For the copy, please give all of the data again exactly and leave the pictures out.

--- BEGIN Material ---

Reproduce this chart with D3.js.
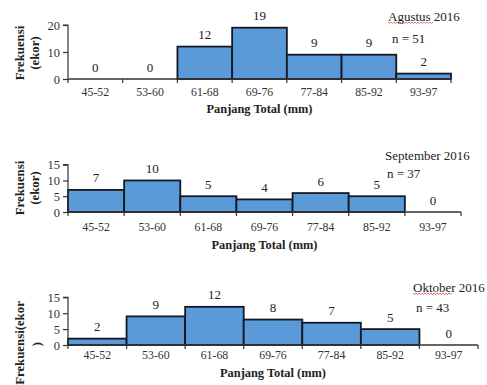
<!DOCTYPE html>
<html><head><meta charset="utf-8">
<script src="https://cdn.jsdelivr.net/npm/d3@7"></script>
<style>body{margin:0;background:#fff}svg{display:block}</style>
</head><body>
<script>
const categories = ["45-52","53-60","61-68","69-76","77-84","85-92","93-97"];
const augustValues = [0,0,12,19,9,9,2];
const septemberValues = [7,10,5,4,6,5,0];
const octoberValues = [2,9,12,8,7,5,0];
const augustTicks = [0,10,20];
const septemberTicks = [0,5,10,15];
const octoberTicks = [0,5,10,15];
const monthLabels = ["Agustus 2016","September 2016","Oktober 2016"];
const nLabels = ["n = 51","n = 37","n = 43"];
const xTitle = "Panjang Total (mm)";

const W = 487, H = 385;
const FONT = '"Liberation Serif","Times New Roman",Tinos,serif';
const svg = d3.select("body").append("svg").attr("width", W).attr("height", H);

const panels = [
  {values: augustValues, ticks: augustTicks, yMax: 20, x0: 68, x1: 451, base: 79, top: 25,
   tickY: 92, titleY: 109, ylab: ["Frekuensi","(ekor)"], ylabY: 53,
   month: monthLabels[0], n: nLabels[0], mx: 388, my: 16, nx: 392, ny: 38, squiggle: [388, 431]},
  {values: septemberValues, ticks: septemberTicks, yMax: 15, x0: 68, x1: 461, base: 212, top: 164.7,
   tickY: 227, titleY: 245, ylab: ["Frekuensi","(ekor)"], ylabY: 188,
   month: monthLabels[1], n: nLabels[1], mx: 385, my: 155, nx: 387, ny: 173, squiggle: null},
  {values: octoberValues, ticks: octoberTicks, yMax: 15, x0: 68, x1: 478, base: 345, top: 297.3,
   tickY: 355, titleY: 373, ylab: null, ylabY: 343,
   month: monthLabels[2], n: nLabels[2], mx: 413, my: 287, nx: 416, ny: 307, squiggle: [413, 451]}
];

function txt(sel, size, weight) {
  return sel.style("font-family", FONT).style("font-size", size + "px")
    .style("font-weight", weight || "normal");
}

panels.forEach(p => {
  const g = svg.append("g");
  const x = d3.scaleBand().domain(categories).range([p.x0, p.x1]).padding(0);
  const y = d3.scaleLinear().domain([0, p.yMax]).range([p.base, p.top]);
  const rows = p.values.map((v,i)=>({v, c: categories[i]}));

  g.selectAll("rect.bar").data(rows.filter(d=>d.v>0))
    .join("rect").attr("class","bar")
    .attr("x", d => x(d.c)).attr("width", x.bandwidth())
    .attr("y", d => y(d.v)).attr("height", d => y(0) - y(d.v))
    .attr("fill", "#5a9ad8").attr("stroke", "#141824").attr("stroke-width", 1.8);

  txt(g.selectAll("text.val").data(rows)
    .join("text").attr("class","val")
    .attr("x", d => x(d.c) + x.bandwidth()/2)
    .attr("y", d => y(d.v) - 12)
    .attr("text-anchor","middle").attr("dominant-baseline","central")
    .attr("fill","#222"), 13)
    .text(d => d.v);

  const yAxis = d3.axisLeft(y).tickValues(p.ticks).tickSize(5).tickPadding(3);
  const ya = g.append("g").attr("transform", `translate(${p.x0},0)`).call(yAxis);
  ya.select(".domain").attr("stroke","#333").attr("stroke-width",1.2).attr("d", `M-5,${p.top}H0V${p.base}`);
  ya.selectAll(".tick line").attr("stroke","#333").attr("stroke-width",1.2);
  txt(ya.selectAll(".tick text").attr("fill","#333"), 12.5);

  const xa = g.append("g");
  xa.append("line").attr("x1", p.x0).attr("x2", p.x1).attr("y1", p.base).attr("y2", p.base)
    .attr("stroke","#333").attr("stroke-width",1.4);
  const bounds = categories.map(c => x(c)).concat([p.x1]);
  xa.selectAll("line.tk").data(bounds).join("line").attr("class","tk")
    .attr("x1", d=>d).attr("x2", d=>d).attr("y1", p.base).attr("y2", p.base+4)
    .attr("stroke","#333").attr("stroke-width",1.2);
  txt(xa.selectAll("text.cat").data(categories).join("text").attr("class","cat")
    .attr("x", d => x(d) + x.bandwidth()/2).attr("y", p.tickY)
    .attr("text-anchor","middle").attr("dominant-baseline","central")
    .attr("fill","#333"), 11.8)
    .text(d => d);

  txt(g.append("text").attr("x", (p.x0 + p.x1)/2).attr("y", p.titleY)
    .attr("text-anchor","middle").attr("dominant-baseline","central")
    .attr("fill","#222"), 12.4, "bold")
    .text(xTitle);

  if (p.ylab) {
    [20, 35].forEach((xx, i) => {
      txt(g.append("text").attr("transform", `translate(${xx},${p.ylabY}) rotate(-90)`)
        .attr("text-anchor","middle").attr("dominant-baseline","central")
        .attr("fill","#222"), 12.8, "bold")
        .text(p.ylab[i]);
    });
  } else {
    txt(g.append("text").attr("transform", `translate(20,${p.ylabY}) rotate(-90)`)
      .attr("text-anchor","middle").attr("dominant-baseline","central")
      .attr("fill","#222"), 12.8, "bold")
      .text("Frekuensi(ekor");
    txt(g.append("text").attr("transform", `translate(37,${p.base - 1}) rotate(-90)`)
      .attr("text-anchor","middle").attr("dominant-baseline","central")
      .attr("fill","#222"), 12.8, "bold")
      .text(")");
  }

  txt(g.append("text").attr("x", p.mx).attr("y", p.my).attr("dominant-baseline","central")
    .attr("fill","#222"), 13).text(p.month);
  txt(g.append("text").attr("x", p.nx).attr("y", p.ny).attr("dominant-baseline","central")
    .attr("fill","#222"), 13).text(p.n);
  if (p.squiggle) {
    const [sx0, sx1] = p.squiggle;
    let d = `M${sx0},${p.my+6}`;
    for (let xx = sx0; xx < sx1; xx += 3) d += `L${xx+1.5},${p.my+7.5}L${xx+3},${p.my+6}`;
    g.append("path").attr("d", d).attr("fill","none").attr("stroke","#d33").attr("stroke-width",0.7);
  }
});
</script>
</body></html>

--- END Material ---

Solution for this problem |
Reproduce this chart with D3.js.
<!DOCTYPE html>
<html><head><meta charset="utf-8">
<script src="https://cdn.jsdelivr.net/npm/d3@7"></script>
<style>body{margin:0;background:#fff}svg{display:block}</style>
</head><body>
<script>
const categories = ["45-52","53-60","61-68","69-76","77-84","85-92","93-97"];
const augustValues = [0,0,12,19,9,9,2];
const septemberValues = [7,10,5,4,6,5,0];
const octoberValues = [2,9,12,8,7,5,0];
const augustTicks = [0,10,20];
const septemberTicks = [0,5,10,15];
const octoberTicks = [0,5,10,15];
const monthLabels = ["Agustus 2016","September 2016","Oktober 2016"];
const nLabels = ["n = 51","n = 37","n = 43"];
const xTitle = "Panjang Total (mm)";

const W = 487, H = 385;
const FONT = '"Liberation Serif","Times New Roman",Tinos,serif';
const svg = d3.select("body").append("svg").attr("width", W).attr("height", H);

const panels = [
  {values: augustValues, ticks: augustTicks, yMax: 20, x0: 68, x1: 451, base: 79, top: 25,
   tickY: 92, titleY: 109, ylab: ["Frekuensi","(ekor)"], ylabY: 53,
   month: monthLabels[0], n: nLabels[0], mx: 388, my: 16, nx: 392, ny: 38, squiggle: [388, 431]},
  {values: septemberValues, ticks: septemberTicks, yMax: 15, x0: 68, x1: 461, base: 212, top: 164.7,
   tickY: 227, titleY: 245, ylab: ["Frekuensi","(ekor)"], ylabY: 188,
   month: monthLabels[1], n: nLabels[1], mx: 385, my: 155, nx: 387, ny: 173, squiggle: null},
  {values: octoberValues, ticks: octoberTicks, yMax: 15, x0: 68, x1: 478, base: 345, top: 297.3,
   tickY: 355, titleY: 373, ylab: null, ylabY: 343,
   month: monthLabels[2], n: nLabels[2], mx: 413, my: 287, nx: 416, ny: 307, squiggle: [413, 451]}
];

function txt(sel, size, weight) {
  return sel.style("font-family", FONT).style("font-size", size + "px")
    .style("font-weight", weight || "normal");
}

panels.forEach(p => {
  const g = svg.append("g");
  const x = d3.scaleBand().domain(categories).range([p.x0, p.x1]).padding(0);
  const y = d3.scaleLinear().domain([0, p.yMax]).range([p.base, p.top]);
  const rows = p.values.map((v,i)=>({v, c: categories[i]}));

  g.selectAll("rect.bar").data(rows.filter(d=>d.v>0))
    .join("rect").attr("class","bar")
    .attr("x", d => x(d.c)).attr("width", x.bandwidth())
    .attr("y", d => y(d.v)).attr("height", d => y(0) - y(d.v))
    .attr("fill", "#5a9ad8").attr("stroke", "#141824").attr("stroke-width", 1.8);

  txt(g.selectAll("text.val").data(rows)
    .join("text").attr("class","val")
    .attr("x", d => x(d.c) + x.bandwidth()/2)
    .attr("y", d => y(d.v) - 12)
    .attr("text-anchor","middle").attr("dominant-baseline","central")
    .attr("fill","#222"), 13)
    .text(d => d.v);

  const yAxis = d3.axisLeft(y).tickValues(p.ticks).tickSize(5).tickPadding(3);
  const ya = g.append("g").attr("transform", `translate(${p.x0},0)`).call(yAxis);
  ya.select(".domain").attr("stroke","#333").attr("stroke-width",1.2).attr("d", `M-5,${p.top}H0V${p.base}`);
  ya.selectAll(".tick line").attr("stroke","#333").attr("stroke-width",1.2);
  txt(ya.selectAll(".tick text").attr("fill","#333"), 12.5);

  const xa = g.append("g");
  xa.append("line").attr("x1", p.x0).attr("x2", p.x1).attr("y1", p.base).attr("y2", p.base)
    .attr("stroke","#333").attr("stroke-width",1.4);
  const bounds = categories.map(c => x(c)).concat([p.x1]);
  xa.selectAll("line.tk").data(bounds).join("line").attr("class","tk")
    .attr("x1", d=>d).attr("x2", d=>d).attr("y1", p.base).attr("y2", p.base+4)
    .attr("stroke","#333").attr("stroke-width",1.2);
  txt(xa.selectAll("text.cat").data(categories).join("text").attr("class","cat")
    .attr("x", d => x(d) + x.bandwidth()/2).attr("y", p.tickY)
    .attr("text-anchor","middle").attr("dominant-baseline","central")
    .attr("fill","#333"), 11.8)
    .text(d => d);

  txt(g.append("text").attr("x", (p.x0 + p.x1)/2).attr("y", p.titleY)
    .attr("text-anchor","middle").attr("dominant-baseline","central")
    .attr("fill","#222"), 12.4, "bold")
    .text(xTitle);

  if (p.ylab) {
    [20, 35].forEach((xx, i) => {
      txt(g.append("text").attr("transform", `translate(${xx},${p.ylabY}) rotate(-90)`)
        .attr("text-anchor","middle").attr("dominant-baseline","central")
        .attr("fill","#222"), 12.8, "bold")
        .text(p.ylab[i]);
    });
  } else {
    txt(g.append("text").attr("transform", `translate(20,${p.ylabY}) rotate(-90)`)
      .attr("text-anchor","middle").attr("dominant-baseline","central")
      .attr("fill","#222"), 12.8, "bold")
      .text("Frekuensi(ekor");
    txt(g.append("text").attr("transform", `translate(37,${p.base - 1}) rotate(-90)`)
      .attr("text-anchor","middle").attr("dominant-baseline","central")
      .attr("fill","#222"), 12.8, "bold")
      .text(")");
  }

  txt(g.append("text").attr("x", p.mx).attr("y", p.my).attr("dominant-baseline","central")
    .attr("fill","#222"), 13).text(p.month);
  txt(g.append("text").attr("x", p.nx).attr("y", p.ny).attr("dominant-baseline","central")
    .attr("fill","#222"), 13).text(p.n);
  if (p.squiggle) {
    const [sx0, sx1] = p.squiggle;
    let d = `M${sx0},${p.my+6}`;
    for (let xx = sx0; xx < sx1; xx += 3) d += `L${xx+1.5},${p.my+7.5}L${xx+3},${p.my+6}`;
    g.append("path").attr("d", d).attr("fill","none").attr("stroke","#d33").attr("stroke-width",0.7);
  }
});
</script>
</body></html>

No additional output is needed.